Last year, we focused at length on the joy that is the Chinese Basketball Association. It’s a quirky beast; the standard of China’s own domestic players is poor in the grand scheme of things, with the exception of the occasional halfway-decent (or truly fantastic) big man. Knowing this, the CBA have decided to try and replicate a more American style of play in order to improve their national team product. They’ve changed some rules and structure to match the NBA’s – for example, playing 48 minutes a game, and playing far more games than most leagues – and they’ve tried to increase the physical nature of the play. And a large part of doing that is attracting top tier American imports.
They’re able to do this for the simple reason that they can compete financially. With salaries ranging from about $25-40 thousand a month – and sometimes more – CBA teams are able to sign fringe, former and future NBA talent where other leagues are unable to do so. If you were a fringe NBA player, would you rather earn $32,200 for an entire D-League season, or earn that for one month in China? It’s clearly the latter, and that’s how China is able to land such relatively premium talent consistently.
The exposure isn’t bad, either, as Leon Rodgers demonstrated by getting a training camp contract with the Grizzlies based on his work in China last year. American players playing in the CBA are essentially guaranteed mahoosive statistics – as Rodgers demonstrated with his 35 ppg scoring average last season – and mahoosive statistics tend to talk, no matter what the competition. So it befits them to go there. Having all these imports is not met with universal applause from the Chinese fans, many of who object to the often-selfish stat-stuffing play of many of the imports, and of their team’s pampering to their import’s every statistical need. But for us NBA fans mildly obsessed with the players on the fringes of our league, it’s awesome.
Last year’s Chinese holiday makers include players such Olumide Oyedeji, Bonzi Wells, David Harrison and Smush Parker. Hundreds of games of NBA experience were on show, and to a man, they all put up staggeringly huge numbers. (That is, except for Cory Underwood. But, as I’ve since learnt, he had a torn-up knee, which would explain it all.) However, Chinese Basketball Association transactions are amazingly hard to verify. There’s no English version of the CBA’s website, nor is there an English language fan site worth a damn. What news we can get of the transactions comes from either asia-basket.com, player agents, crude translations, forum posters, Tweets, and the like. It’s not an exact science, and therefore, it’s really hard to know who’s going where for next season.

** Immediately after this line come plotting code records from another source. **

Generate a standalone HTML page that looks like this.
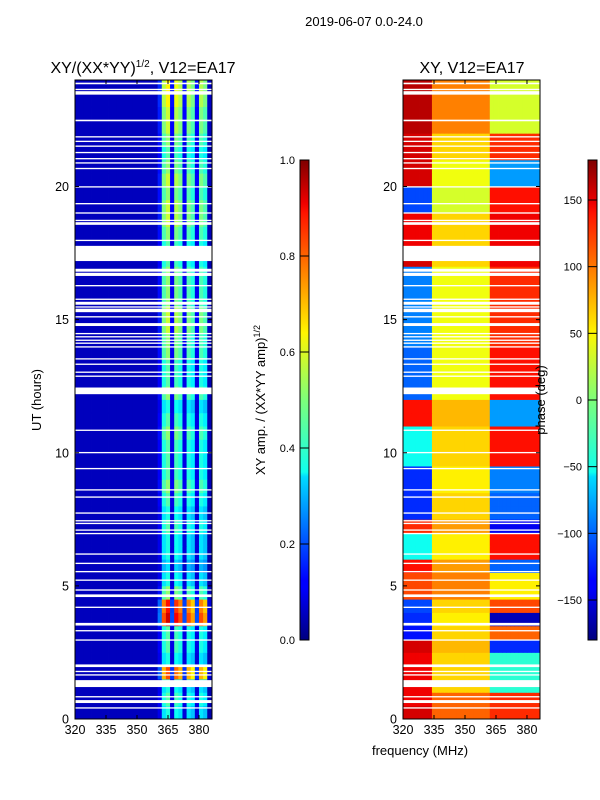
<!DOCTYPE html>
<html><head><meta charset="utf-8"><style>
body{margin:0;background:#fff;}
svg{display:block;font-family:"Liberation Sans","DejaVu Sans",sans-serif;}
</style></head><body>
<svg id="fig" width="600" height="800" viewBox="0 0 600 800">
<defs>
<linearGradient id="jetg" x1="0" y1="1" x2="0" y2="0">
<stop offset="0" stop-color="#00007f"/><stop offset="0.11" stop-color="#0000ff"/><stop offset="0.125" stop-color="#0000ff"/>
<stop offset="0.34" stop-color="#00dbff"/><stop offset="0.35" stop-color="#0fffee"/><stop offset="0.5" stop-color="#7dff7a"/>
<stop offset="0.64" stop-color="#fff600"/><stop offset="0.66" stop-color="#ffe200"/><stop offset="0.89" stop-color="#ff1300"/>
<stop offset="0.91" stop-color="#ef0000"/><stop offset="1" stop-color="#7f0000"/>
</linearGradient>
</defs>
<text x="364" y="26" font-size="13" text-anchor="middle">2019-06-07 0.0-24.0</text>
<text x="143" y="73" font-size="16" text-anchor="middle">XY/(XX*YY)<tspan font-size="10" dy="-6">1/2</tspan><tspan dy="6">, V12=EA17</tspan></text>
<text x="472" y="73" font-size="16" text-anchor="middle">XY, V12=EA17</text>
<g id="left"></g>
<g id="right"></g>
<g id="axes"></g>
<rect x="300" y="160" width="9" height="480" fill="url(#jetg)" stroke="#000" stroke-width="1"/>
<rect x="588" y="160" width="9" height="480" fill="url(#jetg)" stroke="#000" stroke-width="1"/>
<g id="cbticks"></g>
<text transform="translate(41,400) rotate(-90)" font-size="13" text-anchor="middle">UT (hours)</text>
<text x="420" y="755" font-size="13" text-anchor="middle">frequency (MHz)</text>
<text transform="translate(265,400) rotate(-90)" font-size="13" text-anchor="middle">XY amp. / (XX*YY amp)<tspan font-size="9" dy="-5">1/2</tspan></text>
<text transform="translate(545,400) rotate(-90)" font-size="13" text-anchor="middle">phase (deg)</text>
</svg>
<script>
// time rows: 0.5 h bins, index 0 = 0-0.5h
const rowHours = 0.5;
const ampHigh = [0.35,0.4,0.35,0.7,0.35,0.4,0.4,0.8,0.75,0.45,
0.35,0.3,0.35,0.35,0.4,0.35,0.4,0.45,0.4,0.4,0.4,0.45,0.4,0.35,
0.45,0.4,0.4,0.45,0.45,0.5,0.5,0.45,0.45,0.45,0.4,0.4,
0.45,0.5,0.5,0.45,0.5,0.45,0.4,0.45,0.5,0.5,0.55,0.55];
const ampLow = 0.06;
const ampShape = [0.3,1.0,1.15,0.25,1.1,1.0,0.25,1.0,0.9,0.25,1.0,0.9,0.12];
const freqStart = 320, freqStep = 2, nFreq = 33, highStart = 360;
const phaseA = [150,140,140,140,140,150,-130,-120,-110,110,110,130,-40,-40,120,-120,-120,-120,-120,-40,-40,-40,130,130,
-100,-100,-100,-100,-90,-90,-90,-90,-90,-90,150,140,140,140,-110,-110,150,150,150,150,160,160,160,160];
const phaseB = [100,100,60,60,60,70,60,50,60,90,90,80,50,50,80,60,60,50,50,60,60,60,70,70,
40,40,40,40,40,40,40,40,40,40,60,60,60,60,30,30,40,40,60,60,90,90,90,90];
const phaseC = [120,120,-30,-30,-30,-120,100,-160,110,50,50,-100,130,130,-140,-100,-100,-90,-90,130,130,130,-80,-80,
130,130,130,130,120,120,120,120,120,120,140,140,140,140,130,130,-80,-80,120,120,30,30,30,30];
const flags = [[23.84,23.9],[23.62,23.67],[23.45,23.58],[22.45,22.51],[21.84,21.89],[21.67,21.72],[21.49,21.54],[21.25,21.3],
[21.02,21.07],[20.86,20.91],[20.65,20.7],[19.96,20.01],[19.33,19.38],[18.98,19.03],[18.7,18.75],[18.56,18.66],[17.95,18.0],
[17.2,17.77],[16.8,16.91],[16.64,16.76],[16.25,16.3],[15.74,15.79],[15.56,15.67],[15.45,15.5],[15.28,15.41],[15.08,15.13],
[14.76,14.87],[14.45,14.5],[14.33,14.38],[14.2,14.25],[14.09,14.14],[13.95,14.0],[13.5,13.55],[13.3,13.35],[13.0,13.05],
[12.85,12.9],[12.2,12.45],[10.82,10.87],[9.98,10.03],[9.38,9.43],[8.58,8.63],[8.31,8.36],[7.71,7.76],[7.42,7.47],
[7.32,7.37],[7.07,7.12],[6.94,6.99],[6.17,6.22],[5.82,5.87],[5.51,5.56],[5.19,5.24],[4.82,4.87],[4.58,4.68],[4.17,4.22],
[3.51,3.61],[3.29,3.34],[2.94,2.99],[1.95,2.05],[1.76,1.81],[1.63,1.68],[1.2,1.46],[0.81,0.86],[0.6,0.71],[0.39,0.44]];
const yTicks = [0,5,10,15,20];
const xTicks = [320,335,350,365,380];
const ampCbTicks = [0.0,0.2,0.4,0.6,0.8,1.0];
const phCbTicks = [-150,-100,-50,0,50,100,150];

const NS = "http://www.w3.org/2000/svg";
const yTop=80, yBot=719, fmin=320, fmax=386.3, hmax=24;
function yScale(h){return yBot-(h/hmax)*(yBot-yTop);}
function xScale(f,x0,x1){return x0+(f-fmin)/(fmax-fmin)*(x1-x0);}
function jet(v){
  v=Math.max(0,Math.min(1,v));
  const r=Math.max(0,Math.min(1,1.5-Math.abs(4*v-3)));
  const g=Math.max(0,Math.min(1,1.5-Math.abs(4*v-2)));
  const b=Math.max(0,Math.min(1,1.5-Math.abs(4*v-1)));
  return `rgb(${Math.round(r*255)},${Math.round(g*255)},${Math.round(b*255)})`;
}
function mk(tag,attrs,parent){const e=document.createElementNS(NS,tag);for(const k in attrs)e.setAttribute(k,attrs[k]);parent.appendChild(e);return e;}

function drawPanel(gid,x0,x1,valueFn,vmin,vmax,name){
  const g=document.getElementById(gid);
  for(let r=0;r<ampHigh.length;r++){
    const ya=yScale((r+1)*rowHours), yb=yScale(r*rowHours);
    for(let c=0;c<nFreq;c++){
      const f=freqStart+c*freqStep;
      const xa=xScale(f,x0,x1), xb=xScale(Math.min(f+freqStep,fmax),x0,x1);
      const v=valueFn(r,c,f);
      const e=mk('rect',{x:xa.toFixed(2),y:ya.toFixed(2),width:(xb-xa+0.4).toFixed(2),height:(yb-ya+0.4).toFixed(2),fill:jet((v-vmin)/(vmax-vmin))},g);
      
      
    }
  }
  flags.forEach(fl=>{
    const e=mk('rect',{x:x0,y:yScale(fl[1]).toFixed(2),width:x1-x0,height:Math.max(1.2,yScale(fl[0])-yScale(fl[1])).toFixed(2),fill:'#fff'},g);
    
    
  });
}
drawPanel('left',75,212,(r,c,f)=>f<highStart?ampLow:ampHigh[r]*ampShape[c-(highStart-freqStart)/freqStep],0,1,'amplitude');
drawPanel('right',403,540,(r,c,f)=>f<333?phaseA[r]:(f<362?phaseB[r]:phaseC[r]),-180,180,'phase');

const ax=document.getElementById('axes');
[[75,212,'left'],[403,540,'right']].forEach(([x0,x1,nm])=>{
  const fr=mk('rect',{x:x0,y:yTop,width:x1-x0,height:yBot-yTop,fill:'none',stroke:'#000','stroke-width':1},ax);
  
  
  yTicks.forEach(t=>{
    const y=yScale(t);
    mk('line',{x1:x0,x2:x0+4,y1:y,y2:y,stroke:'#000'},ax);
    mk('line',{x1:x1,x2:x1-4,y1:y,y2:y,stroke:'#000'},ax);
    const tx=mk('text',{x:x0-6,y:y+4.5,'font-size':12.5,'text-anchor':'end'},ax);
    tx.textContent=t;
    
    
  });
  xTicks.forEach(t=>{
    const x=xScale(t,x0,x1);
    mk('line',{x1:x,x2:x,y1:yBot,y2:yBot-4,stroke:'#000'},ax);
    mk('line',{x1:x,x2:x,y1:yTop,y2:yTop+4,stroke:'#000'},ax);
    const tx=mk('text',{x:x,y:yBot+15,'font-size':12.5,'text-anchor':'middle'},ax);
    tx.textContent=t;
    
    
  });
});
const cb=document.getElementById('cbticks');
ampCbTicks.forEach(t=>{
  const y=640-t*480;
  mk('line',{x1:300,x2:309,y1:y,y2:y,stroke:'#000'},cb);
  const tx=mk('text',{x:295,y:y+4,'font-size':11,'text-anchor':'end'},cb);
  tx.textContent=t.toFixed(1);
  
  
});
phCbTicks.forEach(t=>{
  const y=400-t*(480/360);
  mk('line',{x1:588,x2:597,y1:y,y2:y,stroke:'#000'},cb);
  const tx=mk('text',{x:582,y:y+4,'font-size':11,'text-anchor':'end'},cb);
  tx.textContent=t<0?'\u2212'+(-t):t;
  
  
});
</script>
</body></html>
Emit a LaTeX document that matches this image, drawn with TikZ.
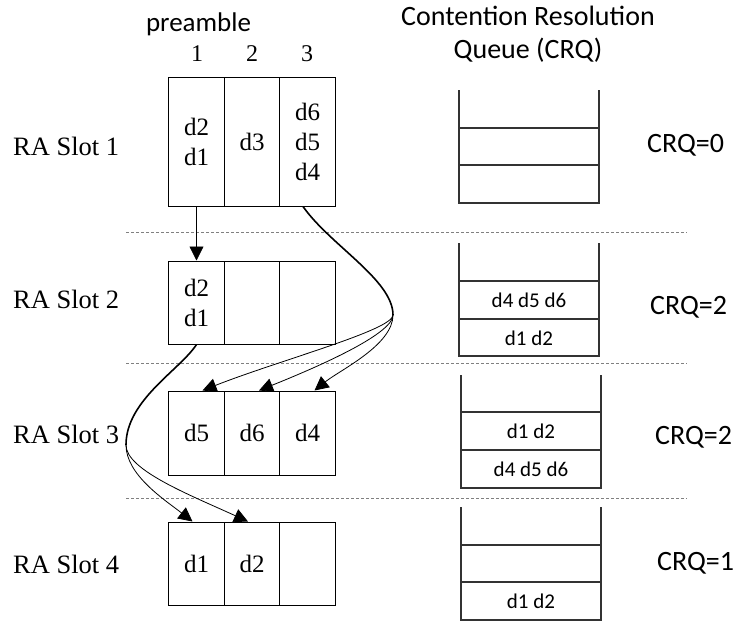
\documentclass[tikz,border=0pt]{standalone}
\usepackage{fontspec}
\setmainfont{Liberation Serif}
\newfontfamily\calib{Carlito}
\usetikzlibrary{arrows.meta}

\begin{document}
\begin{tikzpicture}[x=1pt,y=-1pt,
  cell/.style={draw, line width=1pt, minimum width=55.5pt, inner sep=0pt,
               align=center, font=\fontsize{25}{30}\selectfont},
  slotlabel/.style={anchor=base west, inner sep=0pt, font=\fontsize{26.5}{30}\selectfont},
  colnum/.style={anchor=base, inner sep=0pt, font=\fontsize{24}{28}\selectfont},
  sanslabel/.style={anchor=base, inner sep=0pt, font=\calib\fontsize{28}{32}\selectfont},
  crqlabel/.style={anchor=base west, inner sep=0pt, font=\calib\fontsize{28}{32}\selectfont},
  qtext/.style={inner sep=0pt, font=\calib\fontsize{21}{26}\selectfont},
  queue/.style={line width=1.2pt, draw=black!80},
  sep/.style={draw=black!50, line width=0.7pt, dash pattern=on 3pt off 2pt},
  tip/.style={-{Triangle[length=14pt,width=14pt]}, line width=0.8pt},
  trunk/.style={line width=1.6pt},
]
\useasboundingbox (0,0) rectangle (734,624);

% headings
\node[sanslabel, font=\calib\fontsize{27}{32}\selectfont] (pre) at (198.5,31) {preamble};
\node[colnum] (n1) at (197,61) {1};
\node[colnum] (n2) at (252,61) {2};
\node[colnum] (n3) at (307,61) {3};
\node[sanslabel] (cr1) at (528,25) {Contention Resolution};
\node[sanslabel] (cr2) at (528,58) {Queue (CRQ)};

% slot separators
\draw[sep] (126,232) -- (687,232);
\draw[sep] (126,363) -- (687,363);
\draw[sep] (126,498) -- (687,498);

% slot names
\node[slotlabel] (r1) at (13,155) {RA Slot 1};
\node[slotlabel] (r2) at (13,308) {RA Slot 2};
\node[slotlabel] (r3) at (13,443) {RA Slot 3};
\node[slotlabel] (r4) at (13,573) {RA Slot 4};

% preamble boxes
\node[cell, minimum height=129pt] (a1) at (196.5,141.5) {d2\\d1};
\node[cell, minimum height=129pt] (a2) at (252,141.5) {d3};
\node[cell, minimum height=129pt] (a3) at (307.5,141.5) {d6\\d5\\d4};

\node[cell, minimum height=83pt] (b1) at (196.5,302.5) {d2\\d1};
\node[cell, minimum height=83pt] (b2) at (252,302.5) {};
\node[cell, minimum height=83pt] (b3) at (307.5,302.5) {};

\node[cell, minimum height=84pt] (c1) at (196.5,433) {d5};
\node[cell, minimum height=84pt] (c2) at (252,433) {d6};
\node[cell, minimum height=84pt] (c3) at (307.5,433) {d4};

\node[cell, minimum height=83pt] (e1) at (196.5,563.5) {d1};
\node[cell, minimum height=83pt] (e2) at (252,563.5) {d2};
\node[cell, minimum height=83pt] (e3) at (307.5,563.5) {};

% transfers between slots
\draw[tip] (a1.south) -- (b1.north);

\coordinate (s1) at (393,315);
\draw[trunk] ([xshift=-4.5pt]a3.south) .. controls (330,245) and (393,280) .. (s1);
\draw[tip] (s1) .. controls (393,345) and (340,370) .. ([xshift=7pt]c3.north);
\draw[tip] (s1) .. controls (393,335) and (310,370) .. ([xshift=7pt]c2.north);
\draw[tip] (s1) .. controls (393,330) and (280,360) .. ([xshift=6pt]c1.north);

\coordinate (s2) at (126,445);
\draw[trunk] (b1.south) .. controls (180,370) and (126,400) .. (s2);
\draw[tip] (s2) .. controls (126,475) and (165,500) .. ([xshift=-4pt]e1.north);
\draw[tip] (s2) .. controls (126,470) and (190,495) .. ([xshift=-4pt]e2.north);

% contention resolution queues
\draw[queue] (459,90) -- (459,203) -- (599,203) -- (599,90);
\draw[queue] (459,128) -- (599,128) (459,165) -- (599,165);

\draw[queue] (459,243) -- (459,356) -- (599,356) -- (599,243);
\draw[queue] (459,281) -- (599,281) (459,319) -- (599,319);
\node[qtext] (q2a) at (529,300) {d4 d5 d6};
\node[qtext] (q2b) at (529,338) {d1 d2};

\draw[queue] (461,375) -- (461,488) -- (601,488) -- (601,375);
\draw[queue] (461,412) -- (601,412) (461,450) -- (601,450);
\node[qtext] (q3a) at (531,431) {d1 d2};
\node[qtext] (q3b) at (531,469) {d4 d5 d6};

\draw[queue] (461,507) -- (461,620) -- (601,620) -- (601,507);
\draw[queue] (461,545) -- (601,545) (461,582) -- (601,582);
\node[qtext] (q4a) at (531,601) {d1 d2};

% queue counters
\node[crqlabel] (k1) at (647,152) {CRQ=0};
\node[crqlabel] (k2) at (650,314) {CRQ=2};
\node[crqlabel] (k3) at (655,444) {CRQ=2};
\node[crqlabel] (k4) at (657,570) {CRQ=1};
\end{tikzpicture}
\end{document}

However, after a few hours with Google translate, there follows the most accurate depiction of next year’s CBA imports that I can compile. Nothing is guaranteed to be accurate, but this is the best I can do. Hope it works.
(Note: each franchise is allowed a maximum of two imports, so if more than two are listed, there’s clearly a battle going on. Teams listed based on their finishing position last year.)
2. Xinjiang – Myron Allen, Juan Mendez, Sam Hoskin
3. Jiangsu – DerMarr Johnson (tryout), Jameel Watkins, Ansu Sesay (rumoured), Donell Harvey (originally signed, but reportedly had a pay dispute, and will not returb), Gerald Green (rumoured, then club refused), Loren Woods (same)
10. Shanxi – Lee Benson (negotiations reportedly broken off), Donta Smith, Ansu Sesay, Maurice Taylor (currently injured, which won’t help), Lorenzen Wright (worked out, has been reported to have signed for both Shanxi and Liaoning), Olumide Oyedeji. Also offered contracts to both Allen Iverson and Stephon Marbury in the summer. The other four appear to be battling for two spots.
11. Bayi – This team does not have imports.
15. TianJin – Herve Lamizana, Brandon Crump, Rony Fahed
As mention earlier, the above is not guaranteed to be accurate. Far from it, in fact. Try-outs are often reported as signings, some reports are false, and many moves just aren’t reported at all. Piecing it together is a tough ask, and only once the players take the court will we really know who’s there and who isn’t.
But at the very least, those are your names in contention.